Discovery Channel should call it "Myth-Atheists."


From an interview with Kari Byron:

KD: Well one thing I’m curious about. Do you believe in God? Are you an atheist?

KB: I am an atheist, but I don’t begrudge anyone for whatever belief systems they hold.

KD: Sure. Did you ever in believe in God? What age were you, and how did you realize that you were an atheist?

KB: I think somewhere around the second grade. I remember specifically having this conversation with my grandmother... I had a lot of little friends, and one of them was a Buddhist. I remember [my grandmother] telling me that that little girl wouldn’t go to Heaven, and I just couldn’t wrap rationalize that this little girl wouldn’t go to Heaven because she believed in something else. It got me really questioning. I just kind of quietly stopped believing, and I didn’t go to church after that with my grandmother any more unless she really asked. I didn’t believe it. I started out religious I guess. Semi-religious. I had holiday Catholics as parents. [Laughs]

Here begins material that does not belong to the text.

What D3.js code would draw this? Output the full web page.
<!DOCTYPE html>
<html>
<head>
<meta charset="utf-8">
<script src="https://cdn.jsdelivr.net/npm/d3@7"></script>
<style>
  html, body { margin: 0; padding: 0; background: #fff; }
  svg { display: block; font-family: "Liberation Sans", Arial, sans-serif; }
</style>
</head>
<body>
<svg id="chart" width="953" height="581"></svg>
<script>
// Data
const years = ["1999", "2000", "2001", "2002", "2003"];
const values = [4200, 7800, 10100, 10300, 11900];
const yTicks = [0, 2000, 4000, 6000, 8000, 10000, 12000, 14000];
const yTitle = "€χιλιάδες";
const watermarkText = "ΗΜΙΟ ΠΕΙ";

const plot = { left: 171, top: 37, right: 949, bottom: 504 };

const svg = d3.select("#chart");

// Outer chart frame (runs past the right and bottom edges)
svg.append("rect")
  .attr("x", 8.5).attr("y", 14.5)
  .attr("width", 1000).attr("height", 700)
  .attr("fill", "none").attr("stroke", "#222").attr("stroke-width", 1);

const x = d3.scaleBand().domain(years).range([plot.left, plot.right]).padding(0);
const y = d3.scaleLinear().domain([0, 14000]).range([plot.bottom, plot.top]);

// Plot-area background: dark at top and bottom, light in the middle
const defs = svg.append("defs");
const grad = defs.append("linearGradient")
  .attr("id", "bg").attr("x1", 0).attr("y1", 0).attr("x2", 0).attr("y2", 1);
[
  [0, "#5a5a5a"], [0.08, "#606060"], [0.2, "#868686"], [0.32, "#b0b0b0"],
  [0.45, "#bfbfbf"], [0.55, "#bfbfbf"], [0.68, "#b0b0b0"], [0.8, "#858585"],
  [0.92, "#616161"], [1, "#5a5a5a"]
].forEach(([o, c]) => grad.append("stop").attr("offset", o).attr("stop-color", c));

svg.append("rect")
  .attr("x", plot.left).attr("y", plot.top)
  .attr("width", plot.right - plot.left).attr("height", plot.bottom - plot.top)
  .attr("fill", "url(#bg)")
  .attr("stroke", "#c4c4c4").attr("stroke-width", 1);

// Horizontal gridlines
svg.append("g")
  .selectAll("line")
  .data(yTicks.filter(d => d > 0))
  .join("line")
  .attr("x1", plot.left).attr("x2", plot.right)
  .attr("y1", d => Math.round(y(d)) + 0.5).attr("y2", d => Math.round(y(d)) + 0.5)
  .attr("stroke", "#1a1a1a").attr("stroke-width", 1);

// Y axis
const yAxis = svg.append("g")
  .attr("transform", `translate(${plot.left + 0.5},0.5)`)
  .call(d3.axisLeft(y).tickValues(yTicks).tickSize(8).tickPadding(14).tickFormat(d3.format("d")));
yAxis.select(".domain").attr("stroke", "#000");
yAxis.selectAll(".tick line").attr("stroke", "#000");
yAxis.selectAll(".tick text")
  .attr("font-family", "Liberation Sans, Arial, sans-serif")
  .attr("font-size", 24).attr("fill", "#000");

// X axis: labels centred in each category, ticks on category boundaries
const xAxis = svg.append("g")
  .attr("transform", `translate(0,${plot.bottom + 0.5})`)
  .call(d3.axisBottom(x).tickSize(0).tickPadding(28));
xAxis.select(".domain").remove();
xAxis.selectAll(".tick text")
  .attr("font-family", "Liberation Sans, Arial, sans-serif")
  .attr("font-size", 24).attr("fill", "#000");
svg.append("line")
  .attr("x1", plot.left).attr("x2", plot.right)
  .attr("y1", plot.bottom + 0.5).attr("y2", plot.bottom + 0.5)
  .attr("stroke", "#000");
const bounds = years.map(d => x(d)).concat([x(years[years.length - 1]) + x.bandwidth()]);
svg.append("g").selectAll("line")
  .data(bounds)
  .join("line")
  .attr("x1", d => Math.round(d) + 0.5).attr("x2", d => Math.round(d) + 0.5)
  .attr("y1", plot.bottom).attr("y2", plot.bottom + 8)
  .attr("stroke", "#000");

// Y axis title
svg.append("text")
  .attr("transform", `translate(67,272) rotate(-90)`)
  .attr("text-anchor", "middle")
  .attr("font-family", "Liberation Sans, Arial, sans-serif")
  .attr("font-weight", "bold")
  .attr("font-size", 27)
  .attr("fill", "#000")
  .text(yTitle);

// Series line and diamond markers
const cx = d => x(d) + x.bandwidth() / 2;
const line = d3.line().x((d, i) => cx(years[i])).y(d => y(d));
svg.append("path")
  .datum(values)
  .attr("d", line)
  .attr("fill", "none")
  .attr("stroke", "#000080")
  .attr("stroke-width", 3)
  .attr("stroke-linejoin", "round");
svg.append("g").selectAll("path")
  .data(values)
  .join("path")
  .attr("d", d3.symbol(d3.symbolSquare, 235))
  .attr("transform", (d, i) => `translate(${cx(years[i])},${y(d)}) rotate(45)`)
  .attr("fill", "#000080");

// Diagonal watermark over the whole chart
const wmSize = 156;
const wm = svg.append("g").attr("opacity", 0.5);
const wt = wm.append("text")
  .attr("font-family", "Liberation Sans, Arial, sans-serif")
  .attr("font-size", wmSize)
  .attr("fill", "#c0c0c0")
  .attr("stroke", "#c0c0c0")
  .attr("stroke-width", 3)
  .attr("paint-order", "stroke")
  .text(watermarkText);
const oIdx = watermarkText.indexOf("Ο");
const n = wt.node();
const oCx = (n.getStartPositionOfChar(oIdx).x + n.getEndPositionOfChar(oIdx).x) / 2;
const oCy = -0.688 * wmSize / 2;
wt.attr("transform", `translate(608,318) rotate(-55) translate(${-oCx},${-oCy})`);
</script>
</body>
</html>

KD: As a parent yourself, would you like your daughter to be a non-believer as well? Or will you present both sides and see what she comes up with?

KB: What I’d like [my daughter] to do is to be a critical thinker. I would really like her to keep that child-like critical thinking that she has. I won’t force any belief system that I have on her, but I’m not going to present a case [for her] in something that I don’t personally believe in. If she comes home someday and says she wants to believe... I will love her no matter what she does, [Laughs] but I’m not going to present a religious case to her. I’m not religious; I don’t believe in it, and I sometimes find it a little bit dangerous. But I will love her no matter what she decides.

KD: Dangerous in what way?

KB: I’m a true believer in science -- it’s subject to change and evolve. I have a hard time sometimes with the un-evolving, stern, ‘this is the way it is’ answers that religion gives you.


As more and more Americans, following the example of well-regarded celebrities like Byron, come out about their atheism, it makes it increasingly difficult for religious obsessives to characterize The Atheist as a frightening alien in society. American politicians who still talk about atheists this way sound increasingly foolish.